What I wish to do now is share another cycle of poems that I hope capture what the experience was like for me.  There are three poems in total, and I worked on each one periodically over the last several months.  They are a reflection of what was my perspective at given moments during the process of letting go and moving on.  And, without explaining the poems too much (because there is no surer way to kill an expressive piece than by over explanation), they are not meant to place or deflect blame, and they only present one side of this experience - mine.  

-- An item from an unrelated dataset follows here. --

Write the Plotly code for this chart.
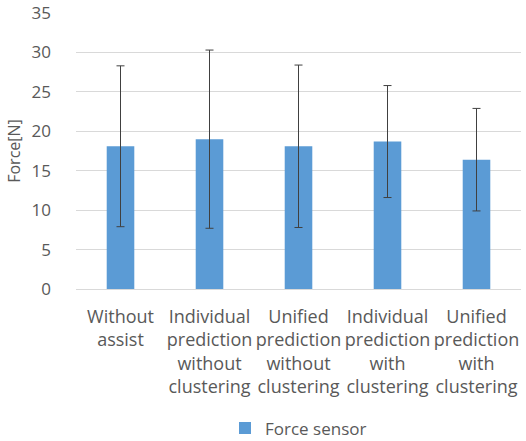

Finally, just to assuage any concerns people may have, the third poem is the most accurate depiction of my current mindset.  I'm doing well.  And, I am finding real peace and joy in my life for the first time in a very long time.

For E. - Goodbye...

The Coward

A storm was coming
And from your spot on the front lawn, you stood
And yelled
For me to secure the roof
Board up the windows
Waterproof the basement
You barked commands
On how I needed to be a partner
To participate
Be present

I scampered and you
And talked
You talked to friends and family and passersby
About the approaching storm
About your fears that the house would fall
And how I might not have what it takes to see it through
You talked
Of how you were taking every action you could

I scurried
Over the floors and the boards and the windows
Hammering here, fastening there
Scaling the walls and climbing the roof
And whenever I reached out a hand to feel yours
For some sign of love, affection, support
You slapped it away and said
Not enough
Not the right time
You’re doing it wrong
Don’t be a victim
Get some game
When I suggested I needed your presence, you said
Don’t make me feel like I’m not enough
That I’m not doing enough
The nails are crooked
Why’s that board there
I need to feel safe
I need to know you can do this
I need, I need, I need…

Out of hurried fear
And stupid desperation
I covered up the house’s more vulnerable parts from you
Skimped on a few nails in a rush to get it done
I didn’t totally secure some valuables
And I stopped to catch my breath on the opposite side of the house from you
Trying to get it all done in time,
Hoping it would all be enough
But when the storm came
The house went tumbling down

And in the midst of the rubble
When I reached out a hand and sheepishly said let’s rebuild
I found…a note
Taped hurriedly and coldly on the leaning mailbox
Saying you had gone to stand
And talk

At another house
True Medusa

Something the storytellers don’t tell you
A man makes his own Medusa
Fortifies her gaze with his weakness
Feeds the snake hair with his lies
And like a warrior on a (sometimes) winged steed
He flies off to destroy his creation
Never realizing he goes to tackle himself

For the Medusa doesn’t turn men to stone
With a look of horror all her own
Her eyes are immense green mirrors
So men see themselves when they look at her
And they are stiffened by the truths laid bare
Becoming not stone, strong and resilient,
But brittle shale
That crumbles at the slightest touch
Or a gentle sob heard from behind a closed door
There Was Laughter

There was laughter
The last time we spoke
Face to face
Not through your barrier of texts
And it was nice

We laughed
And I felt
Something build
Something renew
Not a bridge
To bridge the gulf
Between us
But a steady foundation, strong and true,
Surer ground to stand on, to feel secure in
Providing confidence in my step, trust in my legs
And I could be where I was and go where I needed

And from this I find the honest strength,
Not born from protective sarcasm or manipulative intellect, limp and useless,
But, real strength to send you love without ironic self-servitude or romantic delusion,
Love that says I wish you happiness and peace and fulfillment,
Love expressed earnestly with no fake-it-to-make sentimentality
Love that frees me (even as I hope it enriches you) for a future I want to experience.
What pain we caused each other, what anger we nursed, what resentment choked our hearts,
All is gone now for me, replaced by the tremendousness of calm unknowing
And feeling the touch of the past as it slips off my shoulder, I look forward to what lies ahead.


  1. Most excellent! I have a friend in Milwaukee who is a published poet and your verses rival his. You may inspire me to pick up the pen again.